Mais plus d’un an après le putch, il comprend qu’une époque est révolue et pour la première fois il livre à sa fille ses inquiétudes concernant l’avenir. A l’usine, la production est en chute libre à cause des importations. On a fait croire aux ouvriers qu’ils étaient propriétaires de l’usine en leur vendant d’insignifiantes actions mais les nouveaux propriétaires basardent machine après machine. Les augmentations de salaire ont été dépassées par une inflation démentielle et des milliers de foyers ont perdu leurs économies. La brutale transition des années 90 est en marche et laisse son pesant de travailleurs sur le carreau.
A la différence de ses anciens collègues, Vladimir retrouve du travail mais son optimisme n’a pas survécu à la démocratie et à l’économie de marché. Mila explique: “je ne sais pas comment était vue l’URSS de l’extérieur à ce moment là, mais quand le régime s’est effondré pour beaucoup de personnes ça n’a rien eu d’une libération, c’est comme si vous êtiez au chaud dans une maison quand il fait moins trente dehors et que quelqu’un ouvre la porte en vous disant: tu peux sortir maintenant”.

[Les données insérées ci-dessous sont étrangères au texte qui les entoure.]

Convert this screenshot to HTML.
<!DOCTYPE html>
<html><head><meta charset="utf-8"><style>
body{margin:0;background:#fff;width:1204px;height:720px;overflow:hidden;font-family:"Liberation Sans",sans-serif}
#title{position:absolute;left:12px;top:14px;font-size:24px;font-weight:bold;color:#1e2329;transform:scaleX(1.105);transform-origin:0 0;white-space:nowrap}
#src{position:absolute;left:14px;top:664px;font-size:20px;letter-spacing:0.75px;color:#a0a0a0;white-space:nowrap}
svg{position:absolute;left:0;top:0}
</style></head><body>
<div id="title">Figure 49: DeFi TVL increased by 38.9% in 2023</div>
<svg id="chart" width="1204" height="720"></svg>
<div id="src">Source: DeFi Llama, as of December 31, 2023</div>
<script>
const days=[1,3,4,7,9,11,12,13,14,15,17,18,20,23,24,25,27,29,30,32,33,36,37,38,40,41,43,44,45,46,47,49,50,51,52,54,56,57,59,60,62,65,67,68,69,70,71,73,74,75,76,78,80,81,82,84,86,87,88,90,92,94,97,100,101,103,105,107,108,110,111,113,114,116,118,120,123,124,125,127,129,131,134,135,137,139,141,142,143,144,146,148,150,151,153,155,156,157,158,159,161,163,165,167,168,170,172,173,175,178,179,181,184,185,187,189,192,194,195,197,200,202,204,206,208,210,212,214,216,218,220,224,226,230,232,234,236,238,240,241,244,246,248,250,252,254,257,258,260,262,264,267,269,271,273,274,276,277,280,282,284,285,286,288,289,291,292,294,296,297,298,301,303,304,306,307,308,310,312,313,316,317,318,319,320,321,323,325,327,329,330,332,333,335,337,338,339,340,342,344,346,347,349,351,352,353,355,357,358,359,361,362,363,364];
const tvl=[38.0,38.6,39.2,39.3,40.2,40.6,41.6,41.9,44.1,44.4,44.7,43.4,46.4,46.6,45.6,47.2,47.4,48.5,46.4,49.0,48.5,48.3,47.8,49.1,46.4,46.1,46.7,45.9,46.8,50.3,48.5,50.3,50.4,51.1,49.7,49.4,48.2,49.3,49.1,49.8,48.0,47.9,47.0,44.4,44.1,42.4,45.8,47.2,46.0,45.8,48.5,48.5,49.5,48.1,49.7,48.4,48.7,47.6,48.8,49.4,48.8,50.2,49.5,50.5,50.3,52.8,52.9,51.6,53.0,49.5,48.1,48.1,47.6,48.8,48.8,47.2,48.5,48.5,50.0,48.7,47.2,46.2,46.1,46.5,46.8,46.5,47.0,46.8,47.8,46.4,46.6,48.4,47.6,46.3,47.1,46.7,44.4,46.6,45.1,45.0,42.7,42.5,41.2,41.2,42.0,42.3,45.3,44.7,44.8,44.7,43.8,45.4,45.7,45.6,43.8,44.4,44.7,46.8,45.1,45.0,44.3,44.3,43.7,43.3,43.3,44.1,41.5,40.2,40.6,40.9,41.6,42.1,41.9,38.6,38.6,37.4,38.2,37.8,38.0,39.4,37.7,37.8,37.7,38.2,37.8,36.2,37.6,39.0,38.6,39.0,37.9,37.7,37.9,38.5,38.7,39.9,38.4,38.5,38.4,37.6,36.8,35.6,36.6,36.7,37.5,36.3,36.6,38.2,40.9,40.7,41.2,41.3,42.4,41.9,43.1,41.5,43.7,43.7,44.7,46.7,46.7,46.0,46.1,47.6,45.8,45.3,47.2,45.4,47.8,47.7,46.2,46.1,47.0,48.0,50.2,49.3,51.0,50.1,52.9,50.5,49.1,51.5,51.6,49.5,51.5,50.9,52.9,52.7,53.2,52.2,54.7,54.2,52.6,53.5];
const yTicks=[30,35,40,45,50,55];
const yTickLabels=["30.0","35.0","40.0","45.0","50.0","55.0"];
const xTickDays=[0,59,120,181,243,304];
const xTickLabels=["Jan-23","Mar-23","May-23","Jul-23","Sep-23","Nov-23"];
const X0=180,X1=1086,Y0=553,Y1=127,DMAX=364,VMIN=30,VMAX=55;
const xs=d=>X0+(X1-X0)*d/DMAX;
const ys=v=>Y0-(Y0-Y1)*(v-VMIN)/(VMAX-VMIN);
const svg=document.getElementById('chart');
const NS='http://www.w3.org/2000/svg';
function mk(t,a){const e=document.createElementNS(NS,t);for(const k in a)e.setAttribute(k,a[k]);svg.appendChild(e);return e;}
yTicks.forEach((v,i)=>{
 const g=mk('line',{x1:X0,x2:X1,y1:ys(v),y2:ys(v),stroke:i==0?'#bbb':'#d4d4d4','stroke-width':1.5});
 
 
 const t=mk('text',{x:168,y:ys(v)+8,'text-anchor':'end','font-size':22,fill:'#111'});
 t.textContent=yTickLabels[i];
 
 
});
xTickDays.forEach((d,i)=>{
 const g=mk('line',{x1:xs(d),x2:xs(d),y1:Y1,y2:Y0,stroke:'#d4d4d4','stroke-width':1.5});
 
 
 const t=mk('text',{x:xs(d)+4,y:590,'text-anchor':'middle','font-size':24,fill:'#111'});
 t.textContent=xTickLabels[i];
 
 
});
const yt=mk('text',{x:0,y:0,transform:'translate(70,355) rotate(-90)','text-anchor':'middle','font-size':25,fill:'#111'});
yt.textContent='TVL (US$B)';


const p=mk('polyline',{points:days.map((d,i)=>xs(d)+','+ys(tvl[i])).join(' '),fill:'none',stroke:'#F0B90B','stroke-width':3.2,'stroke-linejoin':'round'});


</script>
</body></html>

Ce que Vladimir a perdu c’est l’espoir. Propagande ou pas, avant il avait l’impression de vivre dans un pays avec des opportunités, qui allait de l’avant et où les gens avaient confiance en l’avenir, un pays libre. Aujourd’hui les nouvelles sont toujours mauvaises, le futur est incertain et les anciens cherchent leur place. “Quand pour travailler on vous propose trois options vous en choisissez une, quand il y en a trois mille vous êtes perdu” résume Mila à propos de ces travailleurs nostalgiques de l’Union Sovietique qui ne sont pas si rares que ça dans la Russie d’aujourd’hui.